Task brief
Identify, in the records below, every line where the string "chart" appears, and copy each such line.

Code that draws figures

--------------------------------------------------

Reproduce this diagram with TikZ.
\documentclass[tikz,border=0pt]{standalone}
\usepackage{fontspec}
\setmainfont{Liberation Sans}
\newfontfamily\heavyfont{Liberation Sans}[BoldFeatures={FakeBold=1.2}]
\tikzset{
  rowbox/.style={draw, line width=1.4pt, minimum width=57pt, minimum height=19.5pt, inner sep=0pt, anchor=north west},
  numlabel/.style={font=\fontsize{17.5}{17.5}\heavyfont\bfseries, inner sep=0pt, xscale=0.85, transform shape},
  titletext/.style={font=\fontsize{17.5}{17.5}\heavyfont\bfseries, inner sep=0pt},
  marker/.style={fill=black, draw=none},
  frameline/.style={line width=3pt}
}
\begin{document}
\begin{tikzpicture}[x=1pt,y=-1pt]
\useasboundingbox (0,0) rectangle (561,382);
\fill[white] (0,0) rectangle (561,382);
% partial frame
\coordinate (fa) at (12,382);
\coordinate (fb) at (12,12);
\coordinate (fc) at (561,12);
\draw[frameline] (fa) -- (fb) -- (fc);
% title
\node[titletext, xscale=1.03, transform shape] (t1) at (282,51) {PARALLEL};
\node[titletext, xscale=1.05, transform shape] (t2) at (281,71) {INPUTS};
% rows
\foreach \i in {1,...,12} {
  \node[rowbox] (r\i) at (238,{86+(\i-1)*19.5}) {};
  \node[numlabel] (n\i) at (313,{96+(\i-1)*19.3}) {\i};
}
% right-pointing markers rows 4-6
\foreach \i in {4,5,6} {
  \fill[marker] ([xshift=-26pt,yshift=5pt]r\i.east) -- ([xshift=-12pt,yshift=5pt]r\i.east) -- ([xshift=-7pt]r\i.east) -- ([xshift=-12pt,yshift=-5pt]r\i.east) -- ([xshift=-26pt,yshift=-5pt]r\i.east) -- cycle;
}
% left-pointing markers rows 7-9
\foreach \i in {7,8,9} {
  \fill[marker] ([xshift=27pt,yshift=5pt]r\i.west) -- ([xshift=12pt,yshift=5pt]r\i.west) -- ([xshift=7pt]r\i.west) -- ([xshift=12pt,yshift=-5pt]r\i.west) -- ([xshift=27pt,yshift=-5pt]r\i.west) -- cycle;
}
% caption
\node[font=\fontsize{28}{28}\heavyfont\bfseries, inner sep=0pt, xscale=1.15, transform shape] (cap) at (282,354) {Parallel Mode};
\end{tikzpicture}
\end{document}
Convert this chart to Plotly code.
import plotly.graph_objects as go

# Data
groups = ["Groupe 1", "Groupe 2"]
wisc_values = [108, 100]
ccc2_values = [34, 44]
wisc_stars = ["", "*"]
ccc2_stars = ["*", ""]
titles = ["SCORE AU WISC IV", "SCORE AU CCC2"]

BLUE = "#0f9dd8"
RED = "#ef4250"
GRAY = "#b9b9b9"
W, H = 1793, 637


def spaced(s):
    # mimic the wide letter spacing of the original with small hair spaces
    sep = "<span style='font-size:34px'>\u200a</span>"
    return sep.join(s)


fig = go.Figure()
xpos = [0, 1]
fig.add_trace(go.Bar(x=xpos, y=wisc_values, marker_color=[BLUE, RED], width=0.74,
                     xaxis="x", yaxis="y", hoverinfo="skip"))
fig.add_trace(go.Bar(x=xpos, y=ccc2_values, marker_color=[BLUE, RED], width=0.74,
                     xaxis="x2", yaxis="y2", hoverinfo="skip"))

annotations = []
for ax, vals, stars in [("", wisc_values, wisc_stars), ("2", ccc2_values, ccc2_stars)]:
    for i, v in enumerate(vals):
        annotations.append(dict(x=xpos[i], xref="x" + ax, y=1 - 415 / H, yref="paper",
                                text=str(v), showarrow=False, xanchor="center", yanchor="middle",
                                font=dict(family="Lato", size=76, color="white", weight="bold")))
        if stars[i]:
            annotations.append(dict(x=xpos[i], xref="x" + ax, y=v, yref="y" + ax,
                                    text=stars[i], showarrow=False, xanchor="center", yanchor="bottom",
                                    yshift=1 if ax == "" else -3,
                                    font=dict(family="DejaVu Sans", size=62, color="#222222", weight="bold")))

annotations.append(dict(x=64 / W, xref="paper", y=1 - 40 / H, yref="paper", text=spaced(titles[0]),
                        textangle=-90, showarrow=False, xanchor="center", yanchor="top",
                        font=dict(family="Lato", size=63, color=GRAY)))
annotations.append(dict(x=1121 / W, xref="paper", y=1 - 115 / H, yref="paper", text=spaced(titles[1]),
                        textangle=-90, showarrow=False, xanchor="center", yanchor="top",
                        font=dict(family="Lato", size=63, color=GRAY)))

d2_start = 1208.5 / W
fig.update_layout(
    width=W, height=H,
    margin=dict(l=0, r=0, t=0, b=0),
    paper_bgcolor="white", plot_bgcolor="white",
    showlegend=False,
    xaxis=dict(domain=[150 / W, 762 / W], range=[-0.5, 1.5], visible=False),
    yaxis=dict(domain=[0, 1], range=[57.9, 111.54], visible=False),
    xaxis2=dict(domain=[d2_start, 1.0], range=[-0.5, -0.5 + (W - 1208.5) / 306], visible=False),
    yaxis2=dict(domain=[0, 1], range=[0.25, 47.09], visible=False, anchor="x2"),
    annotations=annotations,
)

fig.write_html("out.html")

--------------------------------------------------

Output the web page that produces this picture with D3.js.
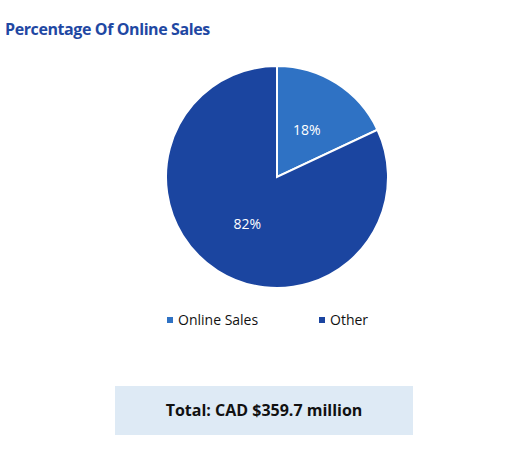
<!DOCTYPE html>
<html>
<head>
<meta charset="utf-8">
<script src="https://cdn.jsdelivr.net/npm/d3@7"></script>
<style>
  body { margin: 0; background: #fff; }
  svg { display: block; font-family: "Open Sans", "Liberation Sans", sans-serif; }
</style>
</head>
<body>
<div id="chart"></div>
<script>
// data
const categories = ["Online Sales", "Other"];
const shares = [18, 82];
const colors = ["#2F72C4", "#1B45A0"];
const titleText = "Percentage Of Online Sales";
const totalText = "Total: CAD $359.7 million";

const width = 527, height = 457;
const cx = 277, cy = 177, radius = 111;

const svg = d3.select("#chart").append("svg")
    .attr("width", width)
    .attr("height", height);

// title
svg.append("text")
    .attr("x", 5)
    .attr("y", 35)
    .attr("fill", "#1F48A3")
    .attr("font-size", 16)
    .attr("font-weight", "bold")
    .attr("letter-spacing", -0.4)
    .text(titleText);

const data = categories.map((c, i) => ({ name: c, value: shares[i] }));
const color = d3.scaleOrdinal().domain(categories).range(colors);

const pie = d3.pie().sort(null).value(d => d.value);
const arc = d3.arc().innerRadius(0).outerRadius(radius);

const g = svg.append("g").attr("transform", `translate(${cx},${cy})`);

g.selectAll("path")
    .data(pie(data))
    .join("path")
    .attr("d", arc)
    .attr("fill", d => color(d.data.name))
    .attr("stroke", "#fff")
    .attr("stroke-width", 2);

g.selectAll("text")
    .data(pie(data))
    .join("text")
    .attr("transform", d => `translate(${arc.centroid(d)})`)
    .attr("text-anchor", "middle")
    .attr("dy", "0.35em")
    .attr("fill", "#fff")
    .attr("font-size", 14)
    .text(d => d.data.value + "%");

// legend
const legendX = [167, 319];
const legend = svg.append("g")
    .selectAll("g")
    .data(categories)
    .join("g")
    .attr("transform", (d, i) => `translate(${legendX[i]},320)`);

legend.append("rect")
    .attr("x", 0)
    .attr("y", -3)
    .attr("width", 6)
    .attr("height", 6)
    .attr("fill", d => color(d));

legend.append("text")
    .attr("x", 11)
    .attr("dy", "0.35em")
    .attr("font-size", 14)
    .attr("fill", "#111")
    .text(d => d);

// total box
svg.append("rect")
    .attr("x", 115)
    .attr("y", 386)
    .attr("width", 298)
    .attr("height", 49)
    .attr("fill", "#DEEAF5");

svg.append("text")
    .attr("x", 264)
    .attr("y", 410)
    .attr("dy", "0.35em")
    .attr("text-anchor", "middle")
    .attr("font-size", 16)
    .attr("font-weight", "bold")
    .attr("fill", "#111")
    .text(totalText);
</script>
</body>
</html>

--------------------------------------------------

Task response
Convert this chart to Plotly code.
<div id="chart"></div>
const svg = d3.select("#chart").append("svg")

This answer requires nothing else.